Nelson was the original voice of the campaign, seated on a stool in the middle of a rural Texas highway, singing a re-written version of his “Mamas Don’t Let Your Babies Grow Up to be Cowboys.” Research shows Nelson’s star power, and that of subsequent Texas artists like Stevie Ray Vaughan, Lyle Lovett and others actually worked. Surveys showed 98 percent of Texans knew the slogan, recognized the problem, and litter rates did start going down.

But 30 years later, and with a population that increases by the day, Texas is still plagued with an estimated 500 million pieces of roadside litter a year. People ages 16 to 34 are considered the most common culprits. So when TxDOT needed a new voice for the next generation, they just called the Nelson family again.

This time, in public service announcements that have already started running on KHOU and other TV stations across the state, Willie Nelson’s son, and a successful musician in his own right, Lukas Nelson, was seated on a stool on that same yellow stripe in the middle of a bend in the same rural Texas highway to be the “Don’t Mess With Texas” troubadour for his generation.

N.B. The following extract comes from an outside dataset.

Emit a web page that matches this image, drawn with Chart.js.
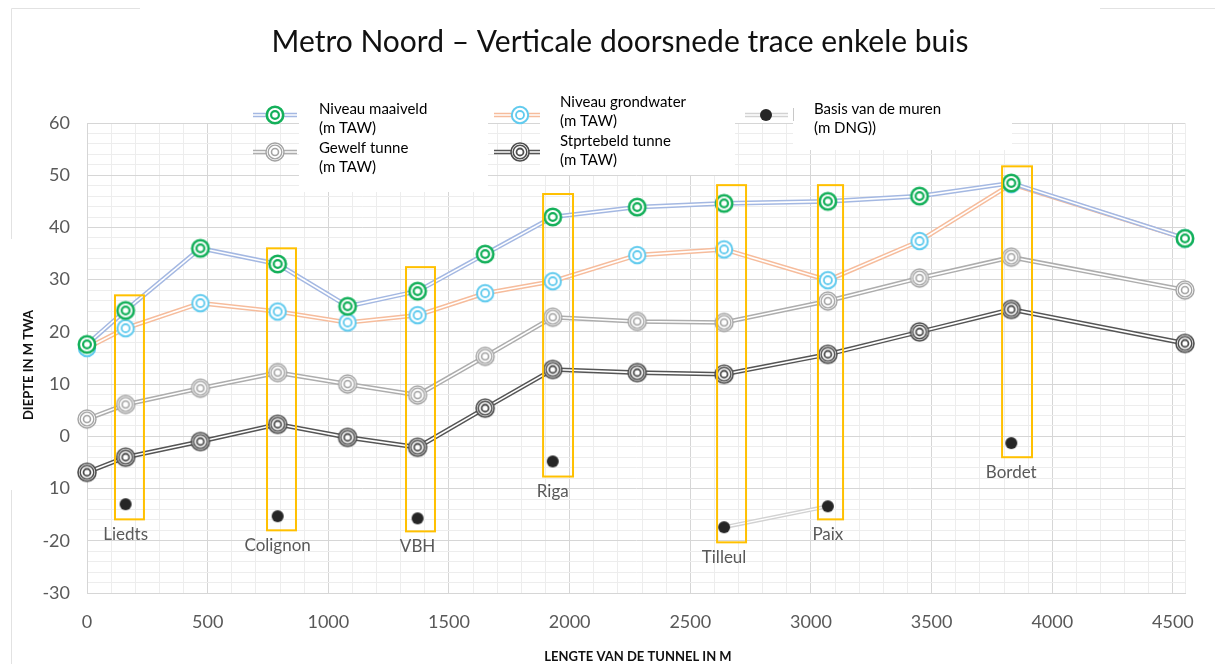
<!DOCTYPE html>
<html>
<head>
<meta charset="utf-8">
<title>Metro Noord – Verticale doorsnede</title>
<script src="https://cdn.jsdelivr.net/npm/chart.js@4.4.0/dist/chart.umd.min.js"></script>
<style>
  html, body { margin: 0; padding: 0; background: #ffffff; }
  #wrap { width: 1215px; height: 664px; }
</style>
</head>
<body>
<div id="wrap"><canvas id="profiel" width="1215" height="664"></canvas></div>
<script>
// Afstand langs het trace (m)
const distances = [0, 160, 470, 790, 1080, 1370, 1650, 1930, 2280, 2640, 3070, 3450, 3830, 4550];

// Niveaus (m TAW / m DNG)
const maaiveld    = [17.6, 24.1, 36.0, 33.0, 24.9, 27.8, 34.9, 42.0, 43.9, 44.6, 45.0, 46.0, 48.5, 37.9];
const grondwater  = [16.9, 20.7, 25.5, 23.9, 21.8, 23.2, 27.4, 29.7, 34.7, 35.8, 29.9, 37.4, 48.3, 37.9];
const gewelf      = [3.3, 6.1, 9.2, 12.2, 10.0, 7.9, 15.3, 22.8, 22.0, 21.8, 25.9, 30.3, 34.3, 28.0];
const stortebeld  = [-6.9, -4.0, -1.0, 2.3, -0.2, -2.1, 5.4, 12.8, 12.2, 11.9, 15.7, 20.0, 24.3, 17.8];
const basisMuren  = [null, -13.0, null, -15.3, null, -15.7, null, -4.8, null, -17.4, -13.4, null, -1.3, null];

// Stations en hun kaders (x in m, y in m)
const stationNames  = ['Liedts', 'Colignon', 'VBH', 'Riga', 'Tilleul', 'Paix', 'Bordet'];
const stationX      = [160, 790, 1370, 1930, 2640, 3070, 3830];
const boxFromX      = [116, 746, 1322, 1890, 2611, 3029, 3792];
const boxToX        = [236, 866, 1442, 2014, 2731, 3133, 3916];
const boxTop        = [27.0, 36.0, 32.4, 46.4, 48.1, 48.1, 51.7];
const boxBottom     = [-15.9, -18.0, -18.2, -7.7, -20.3, -15.9, -4.0];

// Asverdeling
const xMin = 0, xMax = 4550, xMinorStep = 100, xMajorStep = 500;
const yMin = -30, yMax = 60, yMinorStep = 2, yMajorStep = 10;

// Tekst
const chartTitle = 'Metro Noord – Verticale doorsnede trace enkele buis';
const xTitle = 'LENGTE VAN DE TUNNEL IN M';
const yTitle = 'DIEPTE IN M TWA';
const legendLines = [
  ['Niveau maaiveld', '(m TAW)'],
  ['Gewelf tunne', '(m TAW)'],
  ['Niveau grondwater', '(m TAW)'],
  ['Stprtebeld tunne', '(m TAW)'],
  ['Basis van de muren', '(m DNG))']
];

const FONT = 'Lato, "Open Sans", sans-serif';

// Concentric ring markers
function ringMarker(color, rings) {
  const s = 26, c = document.createElement('canvas');
  c.width = s; c.height = s;
  const g = c.getContext('2d');
  const m = s / 2;
  g.fillStyle = '#ffffff';
  g.beginPath(); g.arc(m, m, rings[0][0], 0, Math.PI * 2); g.fill();
  g.strokeStyle = color;
  rings.forEach(([r, w]) => {
    g.lineWidth = w;
    g.beginPath(); g.arc(m, m, r, 0, Math.PI * 2); g.stroke();
  });
  return c;
}
function dotMarker(color, r) {
  const s = 16, c = document.createElement('canvas');
  c.width = s; c.height = s;
  const g = c.getContext('2d');
  g.fillStyle = color;
  g.beginPath(); g.arc(s / 2, s / 2, r, 0, Math.PI * 2); g.fill();
  return c;
}

const mkGreen = ringMarker('#14B05A', [[8.2, 2.6], [3.9, 2.2]]);
const mkCyan  = ringMarker('#62CBEE', [[8.2, 2.0], [4.0, 1.8]]);
const mkGray  = ringMarker('#A3A3A3', [[9.0, 1.4], [6.8, 1.3], [3.5, 1.6]]);
const mkDark  = ringMarker('#4D4D4D', [[9.0, 1.6], [6.8, 1.5], [3.5, 1.8]]);
const mkDot   = dotMarker('#262626', 6);

const LINE_BLUE = '#A4B8E2';
const LINE_ORANGE = '#F6BC9C';
const LINE_GRAY = '#ADADAD';
const LINE_DARK = '#555555';
const LINE_LIGHT = '#D2D2D2';

function pts(arr) { return distances.map((x, i) => ({ x: x, y: arr[i] })); }

// Each series: a wide coloured stroke with a thin white core on top (double line) plus markers
function series(label, arr, lineColor, marker, order, wide, core) {
  return [
    { label: label, data: pts(arr), borderColor: lineColor, borderWidth: wide,
      pointRadius: 0, order: order + 1, tension: 0, spanGaps: false, clip: false },
    { label: label, data: pts(arr), borderColor: '#ffffff', borderWidth: core,
      pointStyle: marker, pointRadius: 9, order: order, tension: 0, spanGaps: false, clip: false }
  ];
}

const datasets = [].concat(
  series('Niveau maaiveld (m TAW)', maaiveld, LINE_BLUE, mkGreen, 0, 4.6, 1.6),
  series('Niveau grondwater (m TAW)', grondwater, LINE_ORANGE, mkCyan, 2, 4.6, 1.6),
  series('Stprtebeld tunne (m TAW)', stortebeld, LINE_DARK, mkDark, 4, 4.6, 1.6),
  series('Gewelf tunne (m TAW)', gewelf, LINE_GRAY, mkGray, 6, 4.6, 1.6),
  series('Basis van de muren (m DNG))', basisMuren, LINE_LIGHT, mkDot, 8, 4.0, 1.2)
);

// Background, frame and title
const backdrop = {
  id: 'backdrop',
  beforeDraw(chart) {
    const g = chart.ctx;
    g.save();
    g.fillStyle = '#ffffff';
    g.fillRect(0, 0, chart.width, chart.height);
    g.strokeStyle = '#E2E2E2';
    g.lineWidth = 1;
    g.beginPath();
    g.moveTo(11.5, 664); g.lineTo(11.5, 8.5); g.lineTo(1215, 8.5);
    g.stroke();
    g.fillStyle = '#ffffff';
    g.fillRect(140, 0, 960, 78);
    g.fillRect(0, 239, 45, 251);
    g.restore();
  },
  afterDraw(chart) {
    const g = chart.ctx;
    const area = chart.chartArea;
    g.save();
    g.fillStyle = '#111111';
    g.textAlign = 'center';
    g.textBaseline = 'middle';
    g.font = '30px ' + FONT;
    g.fillText(chartTitle, 620, 42);

    g.font = 'bold 13px ' + FONT;
    g.fillText(xTitle, (area.left + area.right) / 2 + 2, 657);
    g.translate(29, 365);
    g.rotate(-Math.PI / 2);
    g.fillText(yTitle, 0, 0);
    g.restore();
  }
};

// Station frames and names
const stationFrames = {
  id: 'stationFrames',
  afterDatasetsDraw(chart) {
    const g = chart.ctx, xs = chart.scales.x, ys = chart.scales.y;
    g.save();
    g.strokeStyle = '#FFC000';
    g.lineWidth = 2;
    g.fillStyle = '#595959';
    g.font = '17px ' + FONT;
    g.textAlign = 'center';
    g.textBaseline = 'middle';
    stationNames.forEach((name, i) => {
      const x0 = xs.getPixelForValue(boxFromX[i]);
      const x1 = xs.getPixelForValue(boxToX[i]);
      const y0 = ys.getPixelForValue(boxTop[i]);
      const y1 = ys.getPixelForValue(boxBottom[i]);
      g.strokeRect(x0, y0, x1 - x0, y1 - y0);
      g.fillText(name, xs.getPixelForValue(stationX[i]), y1 + 15);
    });
    g.restore();
  }
};

// Legend with white text panels
function doubleLine(g, x0, x1, y, color, wide, core) {
  g.lineCap = 'butt';
  g.strokeStyle = color; g.lineWidth = wide;
  g.beginPath(); g.moveTo(x0, y); g.lineTo(x1, y); g.stroke();
  g.strokeStyle = '#ffffff'; g.lineWidth = core;
  g.beginPath(); g.moveTo(x0, y); g.lineTo(x1, y); g.stroke();
}
const legendPanel = {
  id: 'legendPanel',
  afterDraw(chart) {
    const g = chart.ctx;
    g.save();
    g.fillStyle = '#ffffff';
    g.fillRect(299, 80, 189, 112);
    g.fillRect(540, 80, 195, 95);
    g.fillRect(793, 80, 219, 70);
    g.strokeStyle = '#C8C8C8'; g.lineWidth = 1;
    g.beginPath(); g.moveTo(793.5, 108); g.lineTo(793.5, 121); g.stroke();

    const items = [
      { x0: 253, x1: 297, mx: 275, y: 115, color: LINE_BLUE, mk: mkGreen, tx: 319, ty: 109 },
      { x0: 253, x1: 297, mx: 275, y: 152, color: LINE_GRAY, mk: mkGray, tx: 319, ty: 148 },
      { x0: 494, x1: 540, mx: 520, y: 115, color: LINE_ORANGE, mk: mkCyan, tx: 560, ty: 102 },
      { x0: 494, x1: 540, mx: 520, y: 152, color: LINE_DARK, mk: mkDark, tx: 560, ty: 141 },
      { x0: 745, x1: 788, mx: 766, y: 115, color: LINE_LIGHT, mk: mkDot, tx: 814, ty: 109 }
    ];
    items.forEach((it, i) => {
      doubleLine(g, it.x0, it.x1, it.y, it.color, 4.6, 1.6);
      g.drawImage(it.mk, it.mx - it.mk.width / 2, it.y - it.mk.height / 2);
      g.fillStyle = '#000000';
      g.font = '15px ' + FONT;
      g.textAlign = 'left';
      g.textBaseline = 'middle';
      legendLines[i].forEach((t, k) => g.fillText(t, it.tx, it.ty + k * 19.5));
    });
    g.restore();
  }
};

const MAJOR_GRID = '#D6D6D6';
const MINOR_GRID = '#EDEDED';

// Regular tick lists for the grid (minor steps, labels on major steps)
function tickList(min, max, step) {
  const out = [];
  for (let v = min; v <= max + 1e-9; v += step) out.push({ value: Math.round(v * 1000) / 1000 });
  if (out[out.length - 1].value !== max) out.push({ value: max });
  return out;
}

new Chart(document.getElementById('profiel'), {
  type: 'line',
  data: { datasets: datasets },
  plugins: [backdrop, stationFrames, legendPanel],
  options: {
    responsive: false,
    animation: false,
    events: [],
    layout: { padding: { top: 123, right: 30, left: 0, bottom: 0 } },
    plugins: {
      legend: { display: false },
      tooltip: { enabled: false },
      title: { display: false }
    },
    scales: {
      x: {
        type: 'linear',
        min: xMin,
        max: xMax,
        afterFit(scale) { scale.height = 71; },
        afterBuildTicks(scale) { scale.ticks = tickList(xMin, xMax, xMinorStep); },
        ticks: {
          autoSkip: false,
          maxRotation: 0,
          padding: 18,
          color: '#595959',
          font: { family: FONT, size: 18 },
          callback: (v) => (v % xMajorStep === 0 ? String(v) : '')
        },
        grid: {
          drawTicks: false,
          color: (c) => (c.tick && c.tick.value % xMajorStep === 0 ? MAJOR_GRID : MINOR_GRID)
        },
        border: { color: MAJOR_GRID }
      },
      y: {
        min: yMin,
        max: yMax,
        afterFit(scale) { scale.width = 87; },
        afterBuildTicks(scale) { scale.ticks = tickList(yMin, yMax, yMinorStep); },
        ticks: {
          autoSkip: false,
          padding: 17,
          color: '#595959',
          font: { family: FONT, size: 18 },
          callback: (v) => {
            if (v % yMajorStep !== 0) return '';
            return v === -10 ? '10' : String(v);
          }
        },
        grid: {
          drawTicks: false,
          color: (c) => (c.tick && c.tick.value % yMajorStep === 0 ? MAJOR_GRID : MINOR_GRID)
        },
        border: { color: MAJOR_GRID }
      }
    }
  }
});
</script>
</body>
</html>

"To be able to do this and follow them is a huge honor, and I'm happy to be able to spread the message ‘Don't Mess with Texas,’” Lukas Nelson said of the original stable of artists.

The new campaign also includes the Eli Young Band and Grupo Fantasma.

The hope is that one of the most recognized slogans in Texas history will remain part of the mindset for a new generation. So whether it’s Willie or Lukas Nelson sitting and singing on that road again, that you will pay attention and help keep Texas roads clean.